-- Start of Raw data --
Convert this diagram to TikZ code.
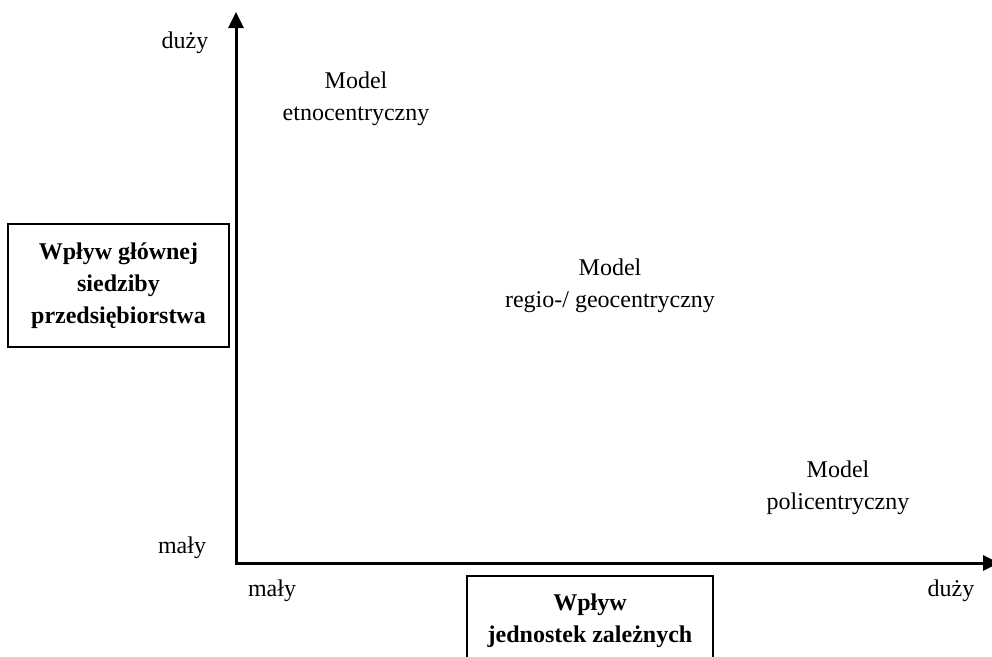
\documentclass[tikz,border=0pt]{standalone}
\usepackage{fontspec}
\setmainfont{Liberation Serif}
\usetikzlibrary{arrows.meta}
\begin{document}
\begin{tikzpicture}[x=1pt,y=-1pt,
  lbl/.style={inner sep=0pt,align=center,font=\fontsize{24}{32}\selectfont},
  framebox/.style={draw,line width=1.8pt,inner sep=0pt,align=center,
    font=\fontsize{24}{32}\selectfont\bfseries},
  axis/.style={line width=3pt,-{Triangle[length=16pt,width=15pt]}}]
\useasboundingbox (0,0) rectangle (992,656);

% axes
\coordinate (origin) at (236,563);
\coordinate (ytop) at (236,12);
\coordinate (xend) at (999,563);
\draw[axis] (origin) -- (ytop);
\draw[axis] ([xshift=-1.5pt]origin) -- (xend);

% axis scale labels
\node[lbl] (yhigh) at (185,43) {duży};
\node[lbl] (ylow) at (182,548) {mały};
\node[lbl] (xlow) at (272,591) {mały};
\node[lbl] (xhigh) at (951,591) {duży};

% axis titles
\node[framebox,minimum width=221pt,minimum height=123pt] (ytitle) at (118.5,285.5)
  {Wpływ głównej\\siedziby\\przedsiębiorstwa};
\node[framebox,minimum width=246pt,minimum height=90pt] (xtitle) at (590,621)
  {Wpływ\\jednostek zależnych};

% models
\node[lbl] (etno) at (356,99) {Model\\etnocentryczny};
\node[lbl] (regio) at (610,286) {Model\\regio-/ geocentryczny};
\node[lbl] (poli) at (838,488) {Model\\policentryczny};
\end{tikzpicture}
\end{document}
-- End of Raw data --
**Task brief**: Write out every line above exactly as it is, leaving out the pictures.

**Result**:
Convert this diagram to TikZ code.
\documentclass[tikz,border=0pt]{standalone}
\usepackage{fontspec}
\setmainfont{Liberation Serif}
\usetikzlibrary{arrows.meta}
\begin{document}
\begin{tikzpicture}[x=1pt,y=-1pt,
  lbl/.style={inner sep=0pt,align=center,font=\fontsize{24}{32}\selectfont},
  framebox/.style={draw,line width=1.8pt,inner sep=0pt,align=center,
    font=\fontsize{24}{32}\selectfont\bfseries},
  axis/.style={line width=3pt,-{Triangle[length=16pt,width=15pt]}}]
\useasboundingbox (0,0) rectangle (992,656);

% axes
\coordinate (origin) at (236,563);
\coordinate (ytop) at (236,12);
\coordinate (xend) at (999,563);
\draw[axis] (origin) -- (ytop);
\draw[axis] ([xshift=-1.5pt]origin) -- (xend);

% axis scale labels
\node[lbl] (yhigh) at (185,43) {duży};
\node[lbl] (ylow) at (182,548) {mały};
\node[lbl] (xlow) at (272,591) {mały};
\node[lbl] (xhigh) at (951,591) {duży};

% axis titles
\node[framebox,minimum width=221pt,minimum height=123pt] (ytitle) at (118.5,285.5)
  {Wpływ głównej\\siedziby\\przedsiębiorstwa};
\node[framebox,minimum width=246pt,minimum height=90pt] (xtitle) at (590,621)
  {Wpływ\\jednostek zależnych};

% models
\node[lbl] (etno) at (356,99) {Model\\etnocentryczny};
\node[lbl] (regio) at (610,286) {Model\\regio-/ geocentryczny};
\node[lbl] (poli) at (838,488) {Model\\policentryczny};
\end{tikzpicture}
\end{document}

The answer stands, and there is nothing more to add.